Last week I stopped in at the Oklahoma History Center in Oklahoma City. Their big centerpiece display is the Winnie Mae, a replica of the Lockheed 5C Vega aircraft that Oklahoma aviation pioneer, Wiley Post, flew solo around the world in 1933. He subsequently flew the plywood framed Winnie Mae to 50,000 feet using a homemade pressurization suit. In 1935 Post and another Oklahoma legend, Will Rogers died in an airplane crash near Point Barrow, Alaska.
Now back down to earth, I had a symmetrical shadow in my back yard.
I’ve started running again. Didn’t realize how much I missed it. Here is a mesh shadow of some temporary fencing.
And of a pedestrian bridge.
And speaking of pedestrian. Heather and I went to a local brewery and had a couple of their beers. As a bonus, the glass had some interesting shadows. I guess it was time to head home.
The big news in Tulsa this week is that the Solar Electric Airplane, Solar Impulse 2, flying from Abu Dahbi around the world landed at our local airport a few days ago. American Airlines had a huge hanger available and they let the plane park there until the weather clears up. The owners of the plane made it available for public viewing for two days. So of course I had to go since there was no admission charge.
The airplane is amazing. It uses only solar electric power, with batteries, and can take off on its own power. It can fly for days at a time. It is about 74 feet long and has a wingspan of 236 feet yet its fully loaded weight is 5100 pounds. It has four engines, each of which can generate 17.4 horsepower. Its maximum service altitude is 27,000 feet but with supplemental oxygen for the pilot the aircraft can go up to 39,000 feet. I got all these stats from wikipedia because teasing it out of the plane’s website was kind of hard.
I figured out what the term “Cavernous Hangar” means. This thing is huge!!

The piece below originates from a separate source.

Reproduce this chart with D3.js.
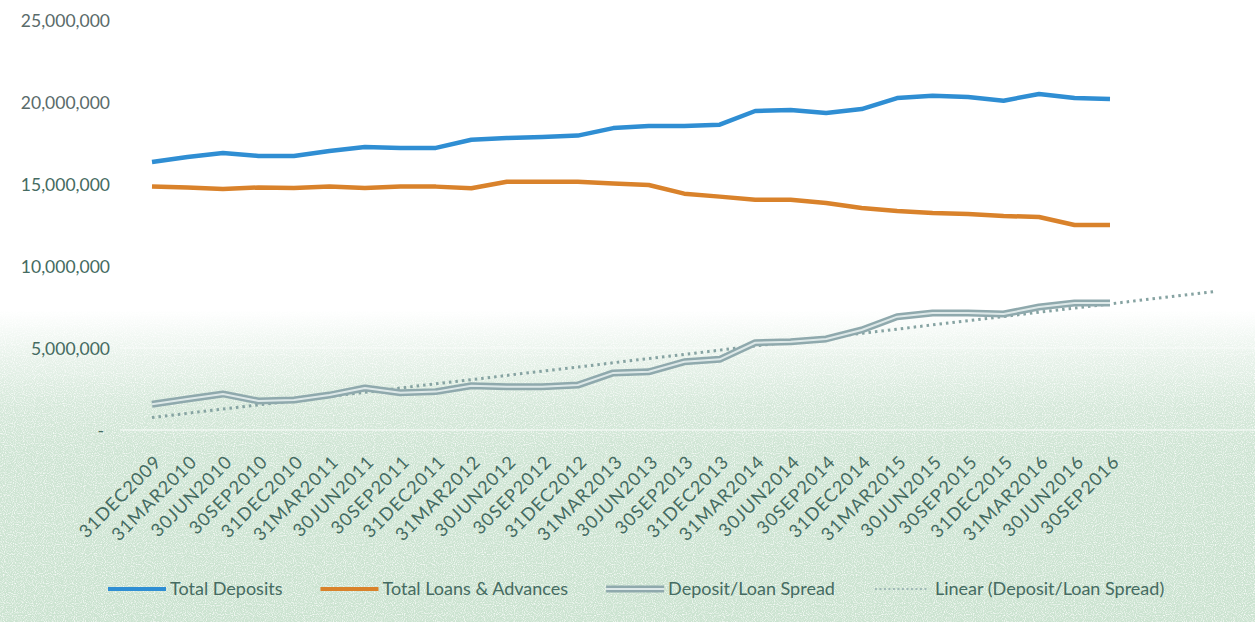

The plane is amazing piece of engineering. It is so light and can generate enough power from solar panels and with the batteries on board it can fly pretty much indefinitely. It has a crew of only one person in an unheated and unpressurized cockpit. It uses an autopilot to fly when the pilot is sleeping. The project has a support staff of about 60 people a bunch of whom were in Tulsa. The control center is in Monaco. The spend a considerable amount of time plotting routes that avoid weather. The plane cannot take very much weather.
The plane’s owners intend the project to be a demonstration of the feasibility of solar power and its practicality and I must say the demonstration is impressive.
I was most interested in how the thing took off. Surely I thought it was pulled by a truck or something but no, as the above video shows it takes off under its own power.
As interesting as the takeoff is I thought the landing was a very skillful and precise affair. It has to be perfect.
And a video about the landing in Tulsa. They are trying to get through tornado alley as fast as they can.
Leaving the hangar we got a glimpse of the Solar Impulse’s support aircraft, a funky looking Russian made Ilyushin II-76 heavy cargo carrier. According to my good friends at Wikipedia it can carry 40 tons of cargo a distance of 2700 miles and land on a dirt runway. I found it almost as amazing as they Solar Impulse.
A Spartan Aviation C-2-60 Monoplane. A two seater with a three cylinder 60 horsepower engine built by Tulsa’s Spartan Aviation in 1930. Spartan was trying to deal with the reduction in market by building a cheaper lighter plane but only sixteen were ever built. I think it is sleek and beautiful. This one is on display at the Tulsa Air and Space Museum. Spartan is still in business as an aviation school.
I used Topaz Lab’s Glow software with the “Squiggly Lines” backed off about 50 percent. I like how the background colors faded to monochrome bringing the aircraft out of a very busy background.